Коба не реагировал на мои испепеляющие взгляды – он смотрел сквозь меня в направлении перевала, откуда мы только что спустились.
«Туман» — тихо сказал Коба. «Из-за тумана мы пропустили поворот».
К чести нашего гида надо сказать, что такие случаи на перевале не редкость.
Как мы узнали от пограничника, несколько лет назад подобное случилось с группой немецких альпинистов, застрявших в тумане посреди зарослей горного чая. Их эвакуировала прибывшая на вертолете спасательная группа.
У нас же не было раций, по которым мы могли передать сигнал бедствия. Если бы не спустились сами, шансы на то, что кто-то помог бы, равнялась нулю…
Еще одна история, рассказанная нам пограничником, была куда комичней. Однажды в Джуте выдавали замуж девушку из рода Арабули. Ее жених оказался хевсуром из Шатили по фамилии Чинчараули. (Зов предков? Необратимый фатум?)
Гости возвращались со свадьбы с похмелья и верхом, выбрав для этого тот самый злополучный Чаухский перевал.
Родственники невесты пытались отговорить их, но шатильцы не поддались на уговоры. Еще не хватало! Чтобы Чинчараули спасовали перед опасностью, на которую им указывают какие-то Арабули, да еще не хевсурские, а эмигранты из села Джута?..

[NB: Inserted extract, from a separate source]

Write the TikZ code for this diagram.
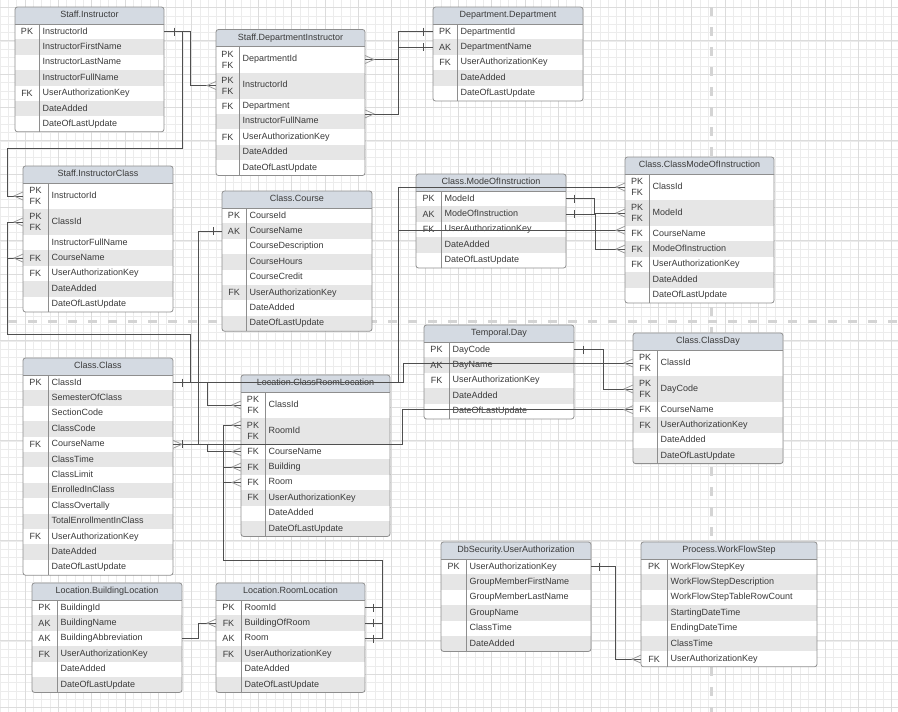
\documentclass[tikz,border=0pt]{standalone}
\usepackage{fontspec}
\setmainfont{Liberation Sans}

\definecolor{gridlo}{HTML}{ECECEC}
\definecolor{gridhi}{HTML}{DCDCDC}
\definecolor{sepgray}{HTML}{D4D4D4}
\definecolor{headgray}{HTML}{D4DAE2}
\definecolor{rowgray}{HTML}{E6E6E6}
\definecolor{edgegray}{HTML}{8E8E8E}
\definecolor{txtgray}{HTML}{3A3A3A}
\definecolor{linkgray}{HTML}{4F4F4F}
\definecolor{footgray}{HTML}{9C9C9C}

\newcommand{\erfont}{\fontsize{9}{11}\selectfont}

% \ertable{id}{title}{left}{top}{width}{key column width}{key/field/height list}
% height 1 = single row, 2 = double row (two stacked key labels)
\newcommand{\ertable}[7]{%
  \xdef\erH{17}%
  \foreach \erK/\erF/\erHt in {#7}{%
    \pgfmathsetmacro{\erTmp}{\erH+(\erHt==2 ? 26 : 15.4)}%
    \xdef\erH{\erTmp}}%
  \begin{scope}
    \clip[rounded corners=2.5pt] (#3,#4) rectangle ++(#5,\erH);
    \pgfmathsetmacro{\erStart}{#4+17}%
    \xdef\erY{\erStart}%
    \foreach[count=\erN] \erK/\erF/\erHt in {#7}{%
      \pgfmathsetmacro{\erRH}{\erHt==2 ? 26 : 15.4}%
      \ifodd\erN\relax\def\erFill{white}\else\def\erFill{rowgray}\fi
      \node[rowcell, fill=\erFill, minimum width=#5pt, minimum height=\erRH pt, anchor=north west] (#1-\erN) at (#3,\erY) {};
      \node[keytxt] at (#3+#6/2,\erY+\erRH/2) {\erK};
      \node[fieldtxt] at (#3+#6+3.5,\erY+\erRH/2) {\erF};
      \pgfmathsetmacro{\erNext}{\erY+\erRH}%
      \xdef\erY{\erNext}}%
    \node[headcell, minimum width=#5pt, minimum height=17pt, anchor=north west] (#1) at (#3,#4) {#2};
  \end{scope}
  \draw[tblborder] (#3,#4+17) -- ++(#5,0);
  \draw[tblborder] (#3+#6,#4+17) -- (#3+#6,#4+\erH);
  \draw[tblborder, rounded corners=2.5pt] (#3,#4) rectangle ++(#5,\erH);
}

% crow's foot (many) at a table edge, opening towards the table
\newcommand{\crowW}[1]{\draw[crow] ([yshift=4]#1) -- ([xshift=-9]#1) -- ([yshift=-4]#1);}
\newcommand{\crowE}[1]{\draw[crow] ([yshift=4]#1) -- ([xshift=9]#1) -- ([yshift=-4]#1);}
% bar (one) a little way out from a table edge
\newcommand{\tickE}[2][9]{\draw[tickmark] ([xshift=#1,yshift=4]#2) -- ([xshift=#1,yshift=-4]#2);}
\newcommand{\tickW}[2][9]{\draw[tickmark] ([xshift=-#1,yshift=4]#2) -- ([xshift=-#1,yshift=-4]#2);}

\begin{document}
\begin{tikzpicture}[x=1pt,y=-1pt,
  gridminor/.style={draw=gridlo, line width=0.6pt},
  gridmajor/.style={draw=gridhi, line width=0.8pt},
  sepline/.style={draw=sepgray, line width=3pt, dash pattern=on 9pt off 11pt},
  rowcell/.style={inner sep=0pt, outer sep=0pt, draw=none},
  headcell/.style={inner sep=0pt, outer sep=0pt, fill=headgray, text=txtgray, font=\erfont, text height=6.5pt, text depth=1.8pt},
  keytxt/.style={inner sep=0pt, text=txtgray, font=\erfont, align=center},
  fieldtxt/.style={inner sep=0pt, anchor=west, text=txtgray, font=\erfont, text height=6.5pt, text depth=1.8pt},
  tblborder/.style={draw=edgegray, line width=0.8pt},
  conn/.style={draw=linkgray, line width=0.8pt},
  crow/.style={draw=footgray, line width=0.8pt},
  tickmark/.style={draw=linkgray, line width=0.8pt}]

\useasboundingbox (0,0) rectangle (898,712);
\fill[white] (0,0) rectangle (898,712);

% background grid
\foreach \gi in {0,...,107} {\draw[gridminor] (\gi*8.33333,0) -- (\gi*8.33333,712);}
\foreach \gj in {1,...,85} {\draw[gridminor] (0,\gj*8.33333-0.8333) -- (898,\gj*8.33333-0.8333);}
\foreach \gi in {0,...,26} {\draw[gridmajor] (25+\gi*33.3333,0) -- (25+\gi*33.3333,712);}
\foreach \gj in {0,...,21} {\draw[gridmajor] (0,7.5+\gj*33.3333) -- (898,7.5+\gj*33.3333);}

% page separators
\draw[sepline] (8,321) -- (898,321);
\draw[sepline] (711,7) -- (711,712);

% tables
\ertable{inst}{Staff.Instructor}{15}{7}{149}{24}{PK/InstructorId/1, /InstructorFirstName/1, /InstructorLastName/1, /InstructorFullName/1, FK/UserAuthorizationKey/1, /DateAdded/1, /DateOfLastUpdate/1}

\ertable{dinst}{Staff.DepartmentInstructor}{216}{29.5}{149}{23}{PK\\FK/DepartmentId/2, PK\\FK/InstructorId/2, FK/Department/1, /InstructorFullName/1, FK/UserAuthorizationKey/1, /DateAdded/1, /DateOfLastUpdate/1}

\ertable{dept}{Department.Department}{433}{7}{150}{24}{PK/DepartmentId/1, AK/DepartmentName/1, FK/UserAuthorizationKey/1, /DateAdded/1, /DateOfLastUpdate/1}

\ertable{ic}{Staff.InstructorClass}{23}{166}{150}{25}{PK\\FK/InstructorId/2, PK\\FK/ClassId/2, /InstructorFullName/1, FK/CourseName/1, FK/UserAuthorizationKey/1, /DateAdded/1, /DateOfLastUpdate/1}

\ertable{course}{Class.Course}{222}{191}{150}{24}{PK/CourseId/1, AK/CourseName/1, /CourseDescription/1, /CourseHours/1, /CourseCredit/1, FK/UserAuthorizationKey/1, /DateAdded/1, /DateOfLastUpdate/1}

\ertable{moi}{Class.ModeOfInstruction}{416}{174}{150}{25}{PK/ModeId/1, AK/ModeOfInstruction/1, FK/UserAuthorizationKey/1, /DateAdded/1, /DateOfLastUpdate/1}

\ertable{cmoi}{Class.ClassModeOfInstruction}{625}{157}{149}{24}{PK\\FK/ClassId/2, PK\\FK/ModeId/2, FK/CourseName/1, FK/ModeOfInstruction/1, FK/UserAuthorizationKey/1, /DateAdded/1, /DateOfLastUpdate/1}

\ertable{class}{Class.Class}{23}{358}{150}{25}{PK/ClassId/1, /SemesterOfClass/1, /SectionCode/1, /ClassCode/1, FK/CourseName/1, /ClassTime/1, /ClassLimit/1, /EnrolledInClass/1, /ClassOvertally/1, /TotalEnrollmentInClass/1, FK/UserAuthorizationKey/1, /DateAdded/1, /DateOfLastUpdate/1}

\ertable{crl}{Location.ClassRoomLocation}{241}{375}{149}{24}{PK\\FK/ClassId/2, PK\\FK/RoomId/2, FK/CourseName/1, FK/Building/1, FK/Room/1, FK/UserAuthorizationKey/1, /DateAdded/1, /DateOfLastUpdate/1}

\ertable{day}{Temporal.Day}{424}{325}{150}{25}{PK/DayCode/1, AK/DayName/1, FK/UserAuthorizationKey/1, /DateAdded/1, /DateOfLastUpdate/1}

\ertable{cday}{Class.ClassDay}{633}{333}{150}{24}{PK\\FK/ClassId/2, PK\\FK/DayCode/2, FK/CourseName/1, FK/UserAuthorizationKey/1, /DateAdded/1, /DateOfLastUpdate/1}

\ertable{bldg}{Location.BuildingLocation}{32}{583}{150}{25}{PK/BuildingId/1, AK/BuildingName/1, AK/BuildingAbbreviation/1, FK/UserAuthorizationKey/1, /DateAdded/1, /DateOfLastUpdate/1}

\ertable{room}{Location.RoomLocation}{216}{583}{149}{25}{PK/RoomId/1, FK/BuildingOfRoom/1, AK/Room/1, FK/UserAuthorizationKey/1, /DateAdded/1, /DateOfLastUpdate/1}

\ertable{ua}{DbSecurity.UserAuthorization}{441}{542}{150}{25}{PK/UserAuthorizationKey/1, /GroupMemberFirstName/1, /GroupMemberLastName/1, /GroupName/1, /ClassTime/1, /DateAdded/1}

\ertable{wfs}{Process.WorkFlowStep}{641}{542}{176}{26}{PK/WorkFlowStepKey/1, /WorkFlowStepDescription/1, /WorkFlowStepTableRowCount/1, /StartingDateTime/1, /EndingDateTime/1, /ClassTime/1, FK/UserAuthorizationKey/1}

% attachment points that sit off a row centre
\coordinate (crlRoomPt) at ([yshift=6]crl-2.west);
\coordinate (cmoiCoursePt) at ([yshift=3.5]cmoi-3.west);

% relationships
\begin{scope}[conn]
  \draw (inst-1.east) -| ([xshift=-26]dinst-2.west) -- (dinst-2.west);
  \draw (inst-1.east) -| (182,148) -| ([xshift=-16]ic-1.west) -- (ic-1.west);

  \draw (dept-1.west) -| ([xshift=33]dinst-1.east) -- (dinst-1.east);
  \draw (dept-2.west) -| ([xshift=33]dinst-3.south east) -- (dinst-3.south east);

  \draw (course-2.west) -| ([xshift=25]class-5.east) -- (class-5.east);
  \draw (class-5.east) -| ([xshift=-34]crl-3.west) -- (crl-3.west);
  \draw (class-5.east) -| ([xshift=-231]cday-3.west) -- (cday-3.west);

  \draw (class-1.east) -| ([xshift=-34]crl-1.west) -- (crl-1.west);
  \draw (class-1.east) -| ([xshift=-227]cmoi-1.west) -- (cmoi-1.west);
  \draw (class-1.east) -| ([xshift=-227]cmoiCoursePt) -- (cmoiCoursePt);
  \draw (class-1.east) -| ([xshift=-230]cday-1.west) -- (cday-1.west);
  \draw (class-1.east) -| (190,334) -| ([xshift=-16]ic-2.west) -- (ic-2.west);
  \draw (class-1.east) -| (190,334) -| ([xshift=-16]ic-4.west) -- (ic-4.west);

  \draw (moi-1.east) -| ([xshift=-31]cmoi-2.west) -- (cmoi-2.west);
  \draw (moi-2.east) -| ([xshift=-30]cmoi-4.west) -- (cmoi-4.west);

  \draw (day-1.east) -| ([xshift=-30]cday-2.west) -- (cday-2.west);

  \draw (room-1.east) -| (382,560) -| ([xshift=-18]crlRoomPt) -- (crlRoomPt);
  \draw (room-2.east) -| (382,560) -| ([xshift=-18]crl-4.west) -- (crl-4.west);
  \draw (room-3.east) -| (382,560) -| ([xshift=-18]crl-5.west) -- (crl-5.west);
  \draw (bldg-3.east) -| ([xshift=-18]room-2.west) -- (room-2.west);

  \draw (ua-1.east) -| ([xshift=-26]wfs-7.west) -- (wfs-7.west);
\end{scope}

% many ends
\crowW{dinst-2.west}
\crowE{dinst-1.east}
\crowE{dinst-3.south east}
\crowW{ic-1.west}
\crowW{ic-2.west}
\crowW{ic-4.west}
\crowE{class-5.east}
\crowW{crl-1.west}
\crowW{crlRoomPt}
\crowW{crl-3.west}
\crowW{crl-4.west}
\crowW{crl-5.west}
\crowW{cmoi-1.west}
\crowW{cmoi-2.west}
\crowW{cmoiCoursePt}
\crowW{cmoi-4.west}
\crowW{cday-1.west}
\crowW{cday-2.west}
\crowW{cday-3.west}
\crowW{room-2.west}
\crowW{wfs-7.west}

% one ends
\tickE[10]{inst-1.east}
\tickW[10]{dept-1.west}
\tickW[10]{dept-2.west}
\tickW{course-2.west}
\tickE{class-1.east}
\tickE{class-5.east}
\tickE[8]{moi-1.east}
\tickE[8]{moi-2.east}
\tickE{day-1.east}
\tickE[8]{room-1.east}
\tickE[8]{room-2.east}
\tickE[8]{room-3.east}
\tickE[8]{ua-1.east}

\end{tikzpicture}
\end{document}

Наплевав на предупреждения, шатильцы отправились в путь, заявив, что перейдут перевал и к вечеру, искупавшись по дороге в Абуделаурских озерах, будут уже дома.
К вечеру они действительно вернулись, но не домой, а в Джуту… Жители этого села не стали насмехаться над бахвалами, а усадили их за стол, продлив праздник еще на несколько дней…
«Туман, чертов туман, этого чертового горного деда туман, напустил его, мохнатый горный дед, в пропасти бы ему пропасть…» Коба ругался грязно и долго, и высокий человек не перебивал его, не поощрял и не останавливал; только смотрел с выражением человека, который все понимает, но не видит смысла произносить это вслух.
Я вспомнил, как перед началом спуска мы ждали Кобу на вершине, а он забегал вперед, не снимая с плеч тяжелого рюкзака; через несколько минут возвращался, чтобы снова скрыться за очередным возвышением, пытаясь что-то разглядеть.
Там, на перевале, еще не начав спуск, каждый из нас подсознательно знал, что мы заблудились, но сказать об этом вслух не решился никто, и меньше других — наш провожатый.
Я никогда прежде не испытывал к одному человеку столько ярости и жалости одновременно. Мне захотелось убить Кобу и обнять его в один и тот же момент.
В тот день Коба перестал быть в моих глазах диктатором и стал моим другом.